§ Directions for this task:
Write the data below out exactly as it stands. Do not include the pictures.

§ Dataset extract:

BEGIN

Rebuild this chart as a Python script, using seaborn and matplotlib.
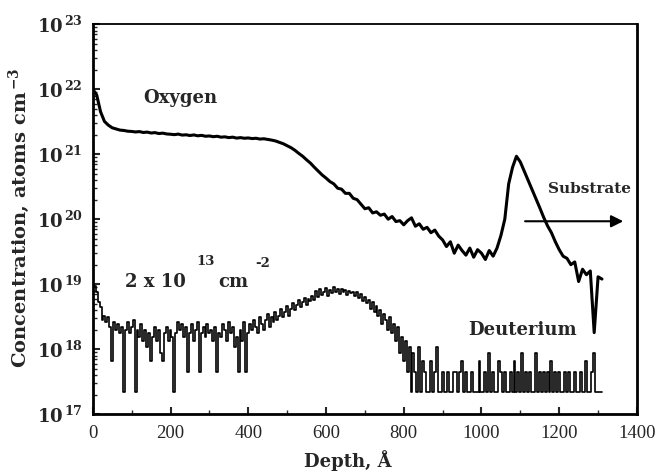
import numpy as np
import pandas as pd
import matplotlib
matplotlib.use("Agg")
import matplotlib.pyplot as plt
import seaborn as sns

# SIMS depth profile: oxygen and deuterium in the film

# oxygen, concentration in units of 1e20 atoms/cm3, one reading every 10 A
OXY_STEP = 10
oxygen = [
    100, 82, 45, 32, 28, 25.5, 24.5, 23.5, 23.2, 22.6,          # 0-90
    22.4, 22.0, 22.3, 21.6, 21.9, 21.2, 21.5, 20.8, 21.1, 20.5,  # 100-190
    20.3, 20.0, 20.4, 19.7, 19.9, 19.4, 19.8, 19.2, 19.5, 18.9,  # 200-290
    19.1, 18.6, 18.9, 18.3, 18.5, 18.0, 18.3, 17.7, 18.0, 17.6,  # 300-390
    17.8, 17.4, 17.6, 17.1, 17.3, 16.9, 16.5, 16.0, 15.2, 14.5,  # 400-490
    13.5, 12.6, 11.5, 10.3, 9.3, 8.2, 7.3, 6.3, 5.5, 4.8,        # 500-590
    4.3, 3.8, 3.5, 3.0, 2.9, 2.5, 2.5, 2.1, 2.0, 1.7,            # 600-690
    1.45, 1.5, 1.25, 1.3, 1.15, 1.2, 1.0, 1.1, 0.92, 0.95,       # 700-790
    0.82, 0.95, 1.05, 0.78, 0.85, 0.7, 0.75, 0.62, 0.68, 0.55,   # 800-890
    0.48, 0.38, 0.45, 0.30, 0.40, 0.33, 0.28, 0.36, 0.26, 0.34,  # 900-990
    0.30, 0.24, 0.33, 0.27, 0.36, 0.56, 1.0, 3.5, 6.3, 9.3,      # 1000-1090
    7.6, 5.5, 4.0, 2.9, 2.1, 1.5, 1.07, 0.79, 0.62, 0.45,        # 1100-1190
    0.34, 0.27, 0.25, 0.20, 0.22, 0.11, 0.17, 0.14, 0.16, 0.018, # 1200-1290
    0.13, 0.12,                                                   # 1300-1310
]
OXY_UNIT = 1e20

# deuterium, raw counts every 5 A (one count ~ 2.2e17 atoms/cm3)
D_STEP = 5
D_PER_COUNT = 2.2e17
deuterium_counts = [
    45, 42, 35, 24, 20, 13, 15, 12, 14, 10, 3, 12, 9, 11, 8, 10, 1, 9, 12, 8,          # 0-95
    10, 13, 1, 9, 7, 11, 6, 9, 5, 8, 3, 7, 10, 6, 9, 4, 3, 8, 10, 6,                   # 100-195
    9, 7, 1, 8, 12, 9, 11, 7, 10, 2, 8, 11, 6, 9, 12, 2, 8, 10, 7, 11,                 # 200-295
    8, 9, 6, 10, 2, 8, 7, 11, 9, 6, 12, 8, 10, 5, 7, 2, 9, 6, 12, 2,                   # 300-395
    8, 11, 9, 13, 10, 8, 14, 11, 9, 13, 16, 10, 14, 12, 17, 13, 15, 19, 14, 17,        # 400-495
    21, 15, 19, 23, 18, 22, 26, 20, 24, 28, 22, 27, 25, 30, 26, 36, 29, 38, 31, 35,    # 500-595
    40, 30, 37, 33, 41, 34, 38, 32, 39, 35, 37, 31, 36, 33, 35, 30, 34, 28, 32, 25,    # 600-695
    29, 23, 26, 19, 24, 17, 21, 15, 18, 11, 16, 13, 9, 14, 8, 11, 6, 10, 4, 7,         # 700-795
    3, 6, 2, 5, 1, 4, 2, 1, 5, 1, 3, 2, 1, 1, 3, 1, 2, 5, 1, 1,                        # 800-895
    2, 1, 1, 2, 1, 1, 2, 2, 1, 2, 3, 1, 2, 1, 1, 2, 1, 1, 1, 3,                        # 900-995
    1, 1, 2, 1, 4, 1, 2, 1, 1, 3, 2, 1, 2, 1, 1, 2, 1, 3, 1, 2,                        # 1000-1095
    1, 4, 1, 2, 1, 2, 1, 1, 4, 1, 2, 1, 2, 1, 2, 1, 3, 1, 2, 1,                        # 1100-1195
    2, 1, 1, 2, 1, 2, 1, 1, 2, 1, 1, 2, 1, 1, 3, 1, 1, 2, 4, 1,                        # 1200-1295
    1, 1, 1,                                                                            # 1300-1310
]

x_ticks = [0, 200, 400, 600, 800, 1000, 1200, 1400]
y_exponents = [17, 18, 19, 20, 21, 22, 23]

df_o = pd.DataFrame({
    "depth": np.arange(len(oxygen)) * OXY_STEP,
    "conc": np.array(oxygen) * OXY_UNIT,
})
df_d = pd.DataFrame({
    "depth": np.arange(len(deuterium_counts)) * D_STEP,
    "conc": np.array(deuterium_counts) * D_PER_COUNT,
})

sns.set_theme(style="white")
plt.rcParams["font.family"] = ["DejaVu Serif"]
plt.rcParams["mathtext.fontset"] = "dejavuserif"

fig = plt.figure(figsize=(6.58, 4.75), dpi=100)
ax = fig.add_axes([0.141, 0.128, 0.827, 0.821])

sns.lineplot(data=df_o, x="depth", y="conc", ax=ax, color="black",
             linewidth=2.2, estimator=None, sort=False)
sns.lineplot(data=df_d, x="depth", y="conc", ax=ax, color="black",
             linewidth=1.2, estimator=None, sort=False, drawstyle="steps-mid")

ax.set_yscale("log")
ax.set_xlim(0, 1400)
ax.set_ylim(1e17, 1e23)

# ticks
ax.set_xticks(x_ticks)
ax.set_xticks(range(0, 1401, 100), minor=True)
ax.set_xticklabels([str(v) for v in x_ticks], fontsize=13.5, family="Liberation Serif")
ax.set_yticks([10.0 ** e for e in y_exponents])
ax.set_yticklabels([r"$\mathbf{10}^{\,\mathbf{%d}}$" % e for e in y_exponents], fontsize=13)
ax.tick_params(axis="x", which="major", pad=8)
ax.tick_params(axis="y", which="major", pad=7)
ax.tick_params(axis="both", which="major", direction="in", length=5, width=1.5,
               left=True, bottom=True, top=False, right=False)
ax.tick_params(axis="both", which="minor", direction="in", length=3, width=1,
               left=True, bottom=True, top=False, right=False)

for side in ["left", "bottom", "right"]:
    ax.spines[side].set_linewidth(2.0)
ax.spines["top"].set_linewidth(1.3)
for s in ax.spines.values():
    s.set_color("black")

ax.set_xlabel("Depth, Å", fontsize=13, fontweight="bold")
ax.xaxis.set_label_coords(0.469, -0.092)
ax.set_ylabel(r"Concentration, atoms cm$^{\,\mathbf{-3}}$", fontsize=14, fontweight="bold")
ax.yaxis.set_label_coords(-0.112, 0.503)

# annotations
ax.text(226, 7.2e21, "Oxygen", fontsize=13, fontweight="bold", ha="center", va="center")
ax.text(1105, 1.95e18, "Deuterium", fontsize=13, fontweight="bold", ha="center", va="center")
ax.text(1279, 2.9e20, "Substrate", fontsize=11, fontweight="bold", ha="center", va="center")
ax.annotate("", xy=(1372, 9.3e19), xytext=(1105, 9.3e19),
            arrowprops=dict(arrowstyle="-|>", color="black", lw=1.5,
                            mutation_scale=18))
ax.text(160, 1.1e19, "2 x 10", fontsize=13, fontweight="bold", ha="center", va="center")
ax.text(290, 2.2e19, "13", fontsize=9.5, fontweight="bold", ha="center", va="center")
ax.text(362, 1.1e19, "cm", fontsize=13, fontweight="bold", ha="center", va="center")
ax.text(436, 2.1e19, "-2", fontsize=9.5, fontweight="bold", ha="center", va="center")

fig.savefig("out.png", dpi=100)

END

§ Answer below:
Rebuild this chart as a Python script, using seaborn and matplotlib.
import numpy as np
import pandas as pd
import matplotlib
matplotlib.use("Agg")
import matplotlib.pyplot as plt
import seaborn as sns

# SIMS depth profile: oxygen and deuterium in the film

# oxygen, concentration in units of 1e20 atoms/cm3, one reading every 10 A
OXY_STEP = 10
oxygen = [
    100, 82, 45, 32, 28, 25.5, 24.5, 23.5, 23.2, 22.6,          # 0-90
    22.4, 22.0, 22.3, 21.6, 21.9, 21.2, 21.5, 20.8, 21.1, 20.5,  # 100-190
    20.3, 20.0, 20.4, 19.7, 19.9, 19.4, 19.8, 19.2, 19.5, 18.9,  # 200-290
    19.1, 18.6, 18.9, 18.3, 18.5, 18.0, 18.3, 17.7, 18.0, 17.6,  # 300-390
    17.8, 17.4, 17.6, 17.1, 17.3, 16.9, 16.5, 16.0, 15.2, 14.5,  # 400-490
    13.5, 12.6, 11.5, 10.3, 9.3, 8.2, 7.3, 6.3, 5.5, 4.8,        # 500-590
    4.3, 3.8, 3.5, 3.0, 2.9, 2.5, 2.5, 2.1, 2.0, 1.7,            # 600-690
    1.45, 1.5, 1.25, 1.3, 1.15, 1.2, 1.0, 1.1, 0.92, 0.95,       # 700-790
    0.82, 0.95, 1.05, 0.78, 0.85, 0.7, 0.75, 0.62, 0.68, 0.55,   # 800-890
    0.48, 0.38, 0.45, 0.30, 0.40, 0.33, 0.28, 0.36, 0.26, 0.34,  # 900-990
    0.30, 0.24, 0.33, 0.27, 0.36, 0.56, 1.0, 3.5, 6.3, 9.3,      # 1000-1090
    7.6, 5.5, 4.0, 2.9, 2.1, 1.5, 1.07, 0.79, 0.62, 0.45,        # 1100-1190
    0.34, 0.27, 0.25, 0.20, 0.22, 0.11, 0.17, 0.14, 0.16, 0.018, # 1200-1290
    0.13, 0.12,                                                   # 1300-1310
]
OXY_UNIT = 1e20

# deuterium, raw counts every 5 A (one count ~ 2.2e17 atoms/cm3)
D_STEP = 5
D_PER_COUNT = 2.2e17
deuterium_counts = [
    45, 42, 35, 24, 20, 13, 15, 12, 14, 10, 3, 12, 9, 11, 8, 10, 1, 9, 12, 8,          # 0-95
    10, 13, 1, 9, 7, 11, 6, 9, 5, 8, 3, 7, 10, 6, 9, 4, 3, 8, 10, 6,                   # 100-195
    9, 7, 1, 8, 12, 9, 11, 7, 10, 2, 8, 11, 6, 9, 12, 2, 8, 10, 7, 11,                 # 200-295
    8, 9, 6, 10, 2, 8, 7, 11, 9, 6, 12, 8, 10, 5, 7, 2, 9, 6, 12, 2,                   # 300-395
    8, 11, 9, 13, 10, 8, 14, 11, 9, 13, 16, 10, 14, 12, 17, 13, 15, 19, 14, 17,        # 400-495
    21, 15, 19, 23, 18, 22, 26, 20, 24, 28, 22, 27, 25, 30, 26, 36, 29, 38, 31, 35,    # 500-595
    40, 30, 37, 33, 41, 34, 38, 32, 39, 35, 37, 31, 36, 33, 35, 30, 34, 28, 32, 25,    # 600-695
    29, 23, 26, 19, 24, 17, 21, 15, 18, 11, 16, 13, 9, 14, 8, 11, 6, 10, 4, 7,         # 700-795
    3, 6, 2, 5, 1, 4, 2, 1, 5, 1, 3, 2, 1, 1, 3, 1, 2, 5, 1, 1,                        # 800-895
    2, 1, 1, 2, 1, 1, 2, 2, 1, 2, 3, 1, 2, 1, 1, 2, 1, 1, 1, 3,                        # 900-995
    1, 1, 2, 1, 4, 1, 2, 1, 1, 3, 2, 1, 2, 1, 1, 2, 1, 3, 1, 2,                        # 1000-1095
    1, 4, 1, 2, 1, 2, 1, 1, 4, 1, 2, 1, 2, 1, 2, 1, 3, 1, 2, 1,                        # 1100-1195
    2, 1, 1, 2, 1, 2, 1, 1, 2, 1, 1, 2, 1, 1, 3, 1, 1, 2, 4, 1,                        # 1200-1295
    1, 1, 1,                                                                            # 1300-1310
]

x_ticks = [0, 200, 400, 600, 800, 1000, 1200, 1400]
y_exponents = [17, 18, 19, 20, 21, 22, 23]

df_o = pd.DataFrame({
    "depth": np.arange(len(oxygen)) * OXY_STEP,
    "conc": np.array(oxygen) * OXY_UNIT,
})
df_d = pd.DataFrame({
    "depth": np.arange(len(deuterium_counts)) * D_STEP,
    "conc": np.array(deuterium_counts) * D_PER_COUNT,
})

sns.set_theme(style="white")
plt.rcParams["font.family"] = ["DejaVu Serif"]
plt.rcParams["mathtext.fontset"] = "dejavuserif"

fig = plt.figure(figsize=(6.58, 4.75), dpi=100)
ax = fig.add_axes([0.141, 0.128, 0.827, 0.821])

sns.lineplot(data=df_o, x="depth", y="conc", ax=ax, color="black",
             linewidth=2.2, estimator=None, sort=False)
sns.lineplot(data=df_d, x="depth", y="conc", ax=ax, color="black",
             linewidth=1.2, estimator=None, sort=False, drawstyle="steps-mid")

ax.set_yscale("log")
ax.set_xlim(0, 1400)
ax.set_ylim(1e17, 1e23)

# ticks
ax.set_xticks(x_ticks)
ax.set_xticks(range(0, 1401, 100), minor=True)
ax.set_xticklabels([str(v) for v in x_ticks], fontsize=13.5, family="Liberation Serif")
ax.set_yticks([10.0 ** e for e in y_exponents])
ax.set_yticklabels([r"$\mathbf{10}^{\,\mathbf{%d}}$" % e for e in y_exponents], fontsize=13)
ax.tick_params(axis="x", which="major", pad=8)
ax.tick_params(axis="y", which="major", pad=7)
ax.tick_params(axis="both", which="major", direction="in", length=5, width=1.5,
               left=True, bottom=True, top=False, right=False)
ax.tick_params(axis="both", which="minor", direction="in", length=3, width=1,
               left=True, bottom=True, top=False, right=False)

for side in ["left", "bottom", "right"]:
    ax.spines[side].set_linewidth(2.0)
ax.spines["top"].set_linewidth(1.3)
for s in ax.spines.values():
    s.set_color("black")

ax.set_xlabel("Depth, Å", fontsize=13, fontweight="bold")
ax.xaxis.set_label_coords(0.469, -0.092)
ax.set_ylabel(r"Concentration, atoms cm$^{\,\mathbf{-3}}$", fontsize=14, fontweight="bold")
ax.yaxis.set_label_coords(-0.112, 0.503)

# annotations
ax.text(226, 7.2e21, "Oxygen", fontsize=13, fontweight="bold", ha="center", va="center")
ax.text(1105, 1.95e18, "Deuterium", fontsize=13, fontweight="bold", ha="center", va="center")
ax.text(1279, 2.9e20, "Substrate", fontsize=11, fontweight="bold", ha="center", va="center")
ax.annotate("", xy=(1372, 9.3e19), xytext=(1105, 9.3e19),
            arrowprops=dict(arrowstyle="-|>", color="black", lw=1.5,
                            mutation_scale=18))
ax.text(160, 1.1e19, "2 x 10", fontsize=13, fontweight="bold", ha="center", va="center")
ax.text(290, 2.2e19, "13", fontsize=9.5, fontweight="bold", ha="center", va="center")
ax.text(362, 1.1e19, "cm", fontsize=13, fontweight="bold", ha="center", va="center")
ax.text(436, 2.1e19, "-2", fontsize=9.5, fontweight="bold", ha="center", va="center")

fig.savefig("out.png", dpi=100)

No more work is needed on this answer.